Hello Everybody! I am a recent grad with one contract under my belt. I recently went to a games convention, and after hearing my interests, a games professor referred me to this site. He really turned me on to the idea of becoming a tech artists, but as I have been cruising around the forums, I am not sure where to start.
I have been using Unity for 5 years now. I have participated in game jams, made some tiny, 2D projects; and have completed two contracts for clients (one in school, and one outside) Environmental design/modeling out scenes/level design was my primary role in college, as I was paired with excellent programmers when we were put in teams. I stayed in art/design roles until my last contract, where I was the only developer creating a simulation of a chemical reactor. I effectively learned solid amount of C# in 6 months and discovered a love for programming.
Additionally, I am able to model in Cinema 4D/Blender (Although not too well - I need more time)
After speaking to that professor at the games conference, he mentioned that I should learn python. I decided to start there and have been working my way through some online courses to great effect.
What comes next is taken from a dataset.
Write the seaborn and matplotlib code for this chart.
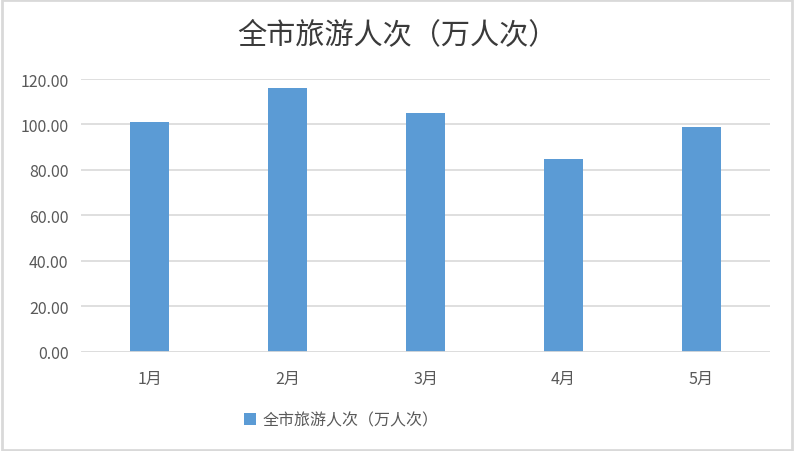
import matplotlib
matplotlib.use('Agg')
import matplotlib.pyplot as plt
import seaborn as sns
import pandas as pd

# Chart data
months = ['1月', '2月', '3月', '4月', '5月']
visitors = [101.1, 116.0, 105.0, 84.8, 98.9]
series_name = '全市旅游人次（万人次）'
y_ticks = [0, 20, 40, 60, 80, 100, 120]

BAR_COLOR = '#5b9bd5'
GRID_COLOR = '#d9d9d9'
TEXT_COLOR = '#595959'

sns.set_theme(style='white')
plt.rcParams['font.family'] = ['Noto Sans CJK SC', 'DejaVu Sans']

df = pd.DataFrame({'month': months, 'value': visitors})

fig = plt.figure(figsize=(7.94, 4.52), dpi=100, facecolor='white')
ax = fig.add_axes([0.102, 0.2197, 0.868, 0.6033])

sns.barplot(data=df, x='month', y='value', color=BAR_COLOR, width=0.283,
            saturation=1, linewidth=0, ax=ax, label=series_name, zorder=3)

ax.set_xlim(-0.5, len(months) - 0.5)
ax.set_ylim(0, 120)
ax.set_yticks(y_ticks)
ax.set_yticklabels([f'{v:.2f}' for v in y_ticks])
ax.set_xlabel('')
ax.set_ylabel('')

for v in y_ticks[1:]:
    ax.axhline(v, color=GRID_COLOR, linewidth=1.2, zorder=1)
ax.axhline(0, color=GRID_COLOR, linewidth=2, zorder=4)

for s in ax.spines.values():
    s.set_visible(False)
ax.tick_params(axis='both', length=0, colors=TEXT_COLOR, labelsize=11.5)
ax.tick_params(axis='y', pad=9)
ax.tick_params(axis='x', pad=13)

fig.text(0.5, 0.922, series_name, ha='center', va='center',
         fontsize=21, color='#3a3a3a', fontweight='medium')

leg = ax.legend(loc='center', bbox_to_anchor=(0.378, -0.25), frameon=False,
                fontsize=11.5, handlelength=0.75, handleheight=0.75,
                handletextpad=0.4)
for t in leg.get_texts():
    t.set_color(TEXT_COLOR)

# outer chart border
fig.patches.append(plt.Rectangle((0.002, 0.003), 0.996, 0.994, transform=fig.transFigure,
                                 fill=False, edgecolor=GRID_COLOR, linewidth=2))

fig.savefig('out.png', dpi=100, facecolor='white')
There seems to be a few key skills a TA must have in order to either get hired or, more realistically in my position, get an internship. I am lacking many of them LOL.
From what I have gathered: rigging, writing shaders, animation, python, a statically-typed high level language (Probably c++, eventually), and rendering and post-FX.
Is this accurate? How should I approach this? What order would be most beneficial to learning these skills in? (I am also building a game in Unity that I can apply all of these concepts to. Will that potentially work?)
Just trying to get a gauge on where to take my career next. There seems to be a laundry list of skills to learn, and I am unsure of where to put my attention first.